Monday, August 10, 2020

Attorney General William Barr

Make no mistake: every accusation of "presidential excess" made against President Donald Trump that is based in fact is the result of the advice and counsel of Attorney General William Barr. In A.G. Barr, President Trump has his perfect interpreter of Constitutional Law and the powers of the presidency. While President Trump may appear to act whimsically in his use of presidential power, it is in fact the coming of age of A.G Barr's life's work in the law.

Attorney General William Barr has been a singularly outspoken advocate for an extremely strong and independent presidency - as a matter of constitutional law. After graduating Columbia University in 1973 with a M.A. in government and Chinese studies, he started his career as a CIA intelligence analyst. Hard working and intelligent he took night classes at G.W. Law School and worked with a younger George H. W. Bush as the eventual president became director of the CIA, including advising him in defense of CIA wiretaps of liberal members of Congress. In 1977 Barr earned his law degree and clerked for federal appeals court judge Malcolm Wilkey, who wrote a dissenting opinion in 1973 that Nixon should not have to turn over the Watergate tapes under the argument that the President has an "absolute" power to hold back from any demands of the courts or the Congress. Barr would become the first President Bush's Attorney General.

Barr first became Attorney General in 1989 at the age of 39. As a firm ideologue of the independent and powerful presidency, he wrote legal memos to the leaders of the Bush administration with multiple examples of past "micromanagements of the Executive Branch," and "Attempts to Restrict the Present's Foreign Affairs Powers." His opposition to oversight of the Presidency, or what he called "encroachment," was now the policy of the administration.

In 1988 he advocated a position before the Supreme Court that would have declared Independent Counsels (in this case, investigating President Reagan, VP Bush and others in the Iran Contra scandal) to be unconstitutional, again under the argument that the Presidency is independent from the other branches of government, and should have no oversight in its own areas of authority. The S.C. ruled 7-1 against his position for unbridled Presidential freedom of action from investigation.

During the tax debate that eventually cost Bush his re-election, Barr advised use of the "line item veto" by the president, by which he could cross out whatever he didn't like and just sign the rest into law. Untested as a constitutional construct, President Bush did not follow Barr's advice.
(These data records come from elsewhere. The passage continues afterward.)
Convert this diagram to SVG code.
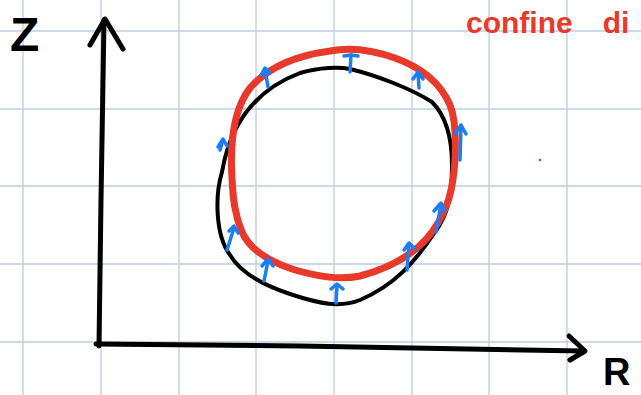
<svg xmlns="http://www.w3.org/2000/svg" width="641" height="395" viewBox="0 0 641 395">
<style>
.grid{stroke:#bccbe0;stroke-width:1.3}
.ax{fill:none;stroke:#000;stroke-width:5;stroke-linecap:round;stroke-linejoin:round}
.blk{fill:none;stroke:#000;stroke-width:4;stroke-linecap:round;stroke-linejoin:round}
.red{fill:none;stroke:#e8392a;stroke-width:7;stroke-linecap:round;stroke-linejoin:round}
.bl{fill:none;stroke:#1a7ef5;stroke-width:3.5;stroke-linecap:round;stroke-linejoin:round}
.lbl{font-family:"Liberation Sans",Arial,sans-serif;font-weight:bold;fill:#000}
</style>
<rect width="641" height="395" fill="#fff"/>
<g id="grid">
<line class="grid" x1="23" y1="0" x2="23" y2="395"/>
<line class="grid" x1="101" y1="0" x2="101" y2="395"/>
<line class="grid" x1="179" y1="0" x2="179" y2="395"/>
<line class="grid" x1="256" y1="0" x2="256" y2="395"/>
<line class="grid" x1="334" y1="0" x2="334" y2="395"/>
<line class="grid" x1="412" y1="0" x2="412" y2="395"/>
<line class="grid" x1="489" y1="0" x2="489" y2="395"/>
<line class="grid" x1="567" y1="0" x2="567" y2="395"/>
<line class="grid" x1="0" y1="31" x2="641" y2="31"/>
<line class="grid" x1="0" y1="109" x2="641" y2="109"/>
<line class="grid" x1="0" y1="186" x2="641" y2="186"/>
<line class="grid" x1="0" y1="264" x2="641" y2="264"/>
<line class="grid" x1="0" y1="342" x2="641" y2="342"/>
</g>
<g id="axes">
<path class="ax" d="M99 346 L101 200 L104 20"/>
<path class="ax" d="M90 45 L105 19 L123 49"/>
<path class="ax" d="M96 344 L300 346 L583 351"/>
<path class="ax" d="M569 336 L585 351 L570 360"/>
</g>
<text class="lbl" x="10" y="51" font-size="48">Z</text>
<text class="lbl" x="603" y="385" font-size="38">R</text>
<text x="466" y="33" font-family="'Liberation Sans',Arial,sans-serif" font-weight="bold" font-size="30" fill="#e8392a">confine<tspan dx="30">di</tspan></text>
<g id="black-curve">
<path class="blk" d="M222 172 C230 125 255 90 300 73 C320 67 340 67 350 69 C375 75 410 88 432 102 C445 115 452 135 452 165 C452 195 448 215 435 232 C415 262 395 285 360 300 C340 308 320 304 290 294 C260 284 240 272 230 255 C215 235 215 195 222 172 Z"/>
</g>
<g id="red-curve">
<path class="red" d="M232 178 C230 145 233 110 250 88 C270 65 300 55 330 51 C350 47 370 49 395 58 C420 67 440 82 450 105 C456 120 456 140 455 160 C453 190 448 210 432 232 C415 255 390 268 360 276 C340 280 320 277 295 270 C270 262 250 250 242 232 C235 215 233 200 232 178 Z"/>
</g>
<g id="blue-arrows">
<path class="bl" d="M220 150 L223 140"/><path class="bl" d="M218 147 L223 139 L227 146"/>
<path class="bl" d="M268 87 L265 69"/><path class="bl" d="M261 75 L265 68 L270 73"/>
<path class="bl" d="M350 72 L351 55"/><path class="bl" d="M344 56 L351 55 L358 56"/>
<path class="bl" d="M419 88 L418 73"/><path class="bl" d="M413 79 L418 72 L423 79"/>
<path class="bl" d="M460 160 L461 126"/><path class="bl" d="M455 134 L461 125 L466 134"/>
<path class="bl" d="M227 250 L234 228"/><path class="bl" d="M229 231 L234 226 L238 233"/>
<path class="bl" d="M264 281 L268 261"/><path class="bl" d="M262 266 L268 259 L273 266"/>
<path class="bl" d="M336 303 L337 286"/><path class="bl" d="M331 289 L337 284 L343 289"/>
<path class="bl" d="M407 270 L409 244"/><path class="bl" d="M404 250 L409 243 L415 249"/>
<path class="bl" d="M436 232 L441 204"/><path class="bl" d="M434 211 L441 203 L445 211"/>
<circle cx="540" cy="160" r="1.3" fill="#1a7ef5"/>
</g>
</svg>
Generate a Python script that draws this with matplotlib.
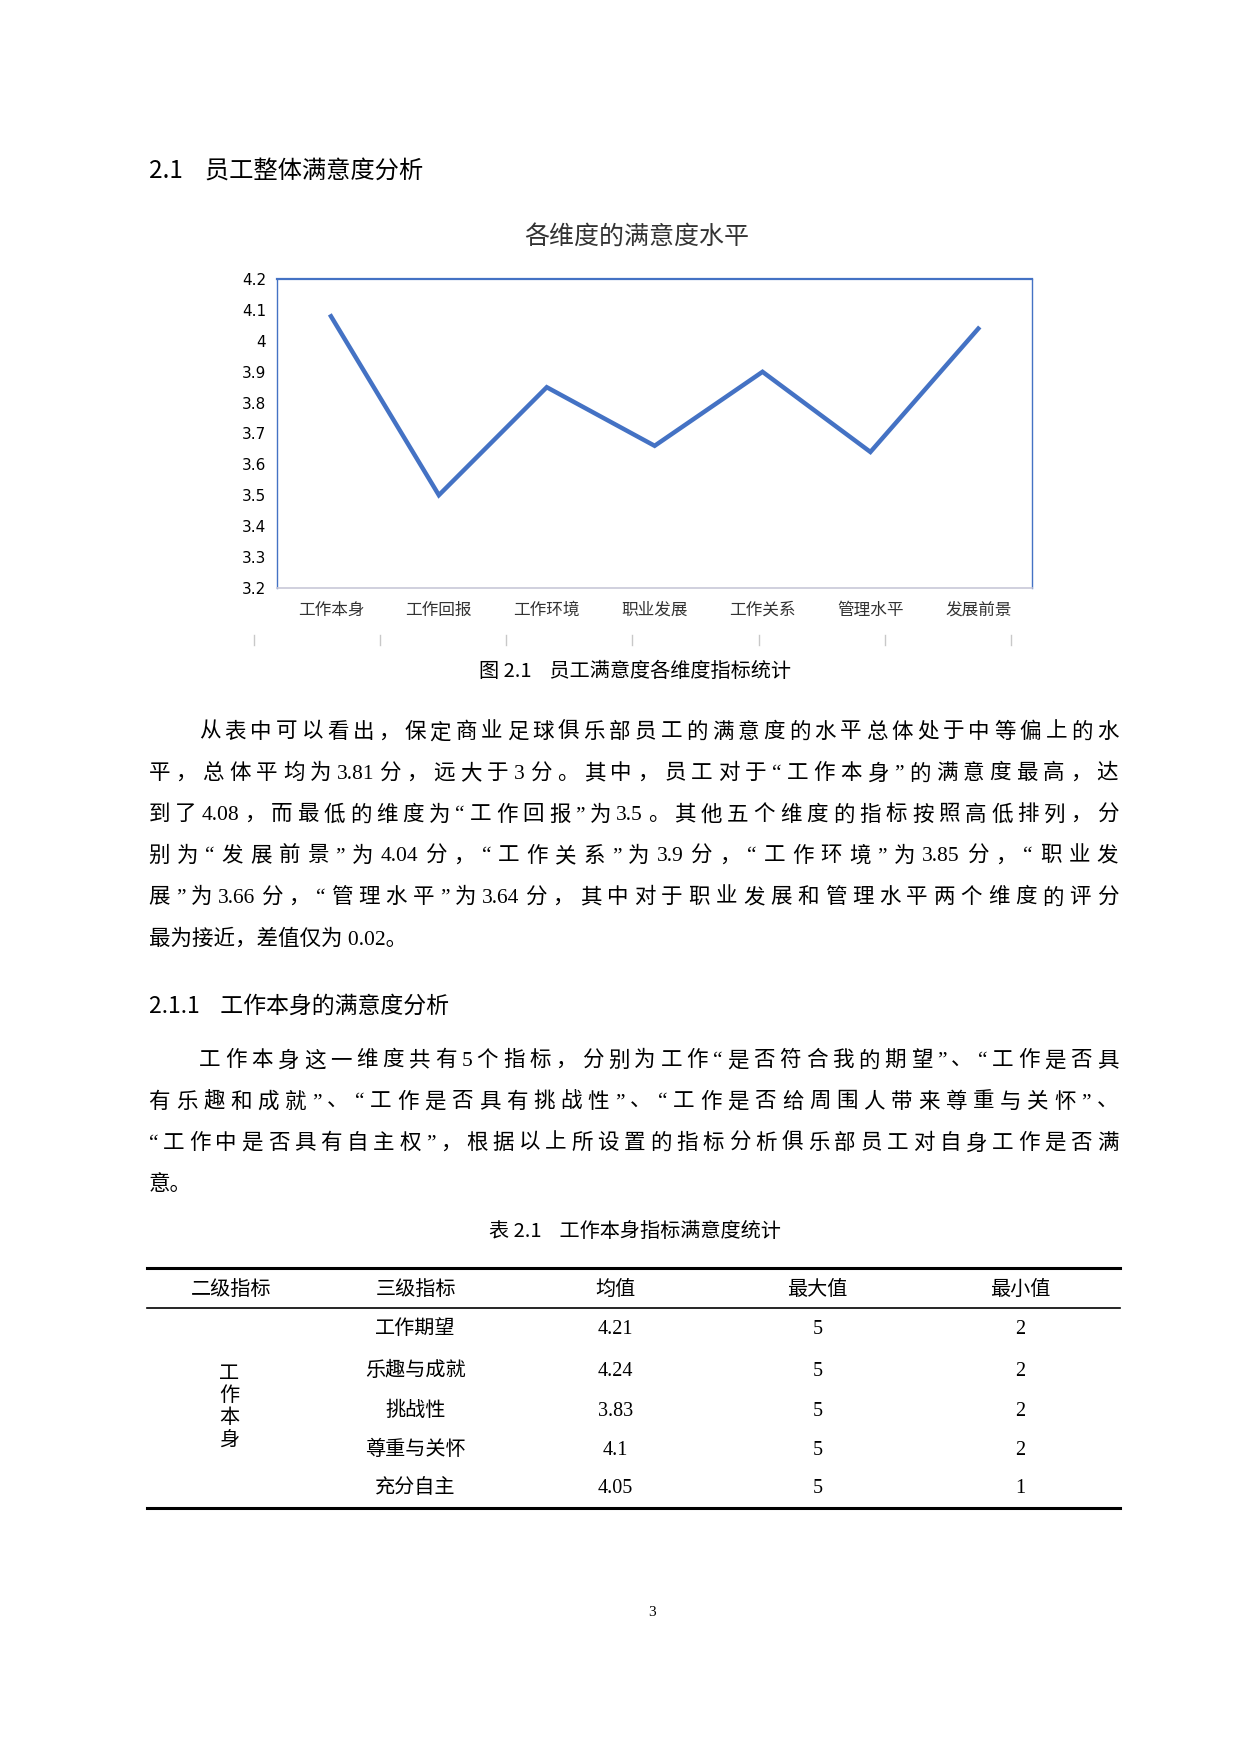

He was the architect of heavy prison sentences for drug crimes, intense policing of illegal immigration, and believed that crime was the result of moral choices - not social, economic or racial disadvantages. "The people who have been given mandatory minimums generally deserve them - richly."

In the wake of the Rodney King riots in L.A. in 1992, Barr sent 2,000 federal law enforcement agents to the city on federal military planes. He was frustrated that we was not allowed to deploy them actively "against the gangsters" in the streets, as he described them.

Following President George H.W. Bush's defeat to Bill Clinton in 1992, Barr advised and supported broad Presidential pardons for members of his administration who were under investigation for corruption, including obstruction of justice and lying to Congress:  Robert McFarlane, Elliott Abrams, Alan Fiers, Casper Weinberger and Duane Clarridge, and Clair George.  Ultimately, Barr's view of the executive branch is that only the ballot box, not the courts or the congress, should ever be used to correct the behavior of the duly elected President and their appointed officials.

Perhaps you can draw some contemporary lines, connect the dots, and see that it is William Barr who is the intellectual and legal buttress which supports and empowers today's expression of Presidential Power.


1 comment:

  1. DECEMBER 4, 2020: AG, William Barr has confused pundits by holding a presser this week immediately prior to entering the White House. In that presser, with the Associated Press, he calmly explained that the Justice Department has looked into accusations of systemic fraud in the election and has discovered no evidence that anything like that occurred. The President, not surprisingly, threw a fit at him and is likely to have his vengeance at some point in his last 7 weeks in office. But for those who read this column in August none of this is a surprise. Barr believes in an unfettered Presidency, with the sole exception of the ballot box - which he views as the absolute corrective to any President's misbehavior. The election is clear, and it sends a clear message: this President has to go on January 20, 2021. Nothing else would matter to AG Barr. CNN and others have spoken of Barr as Trump's "most loyal" cabinet member. Simply not true. There is no personal allegiance. Barr happens to believe in the independent strength of the presidency to an extreme level, and therefore supported a president in an extreme way. This is not a change for him. It is an affirmation of his life's work.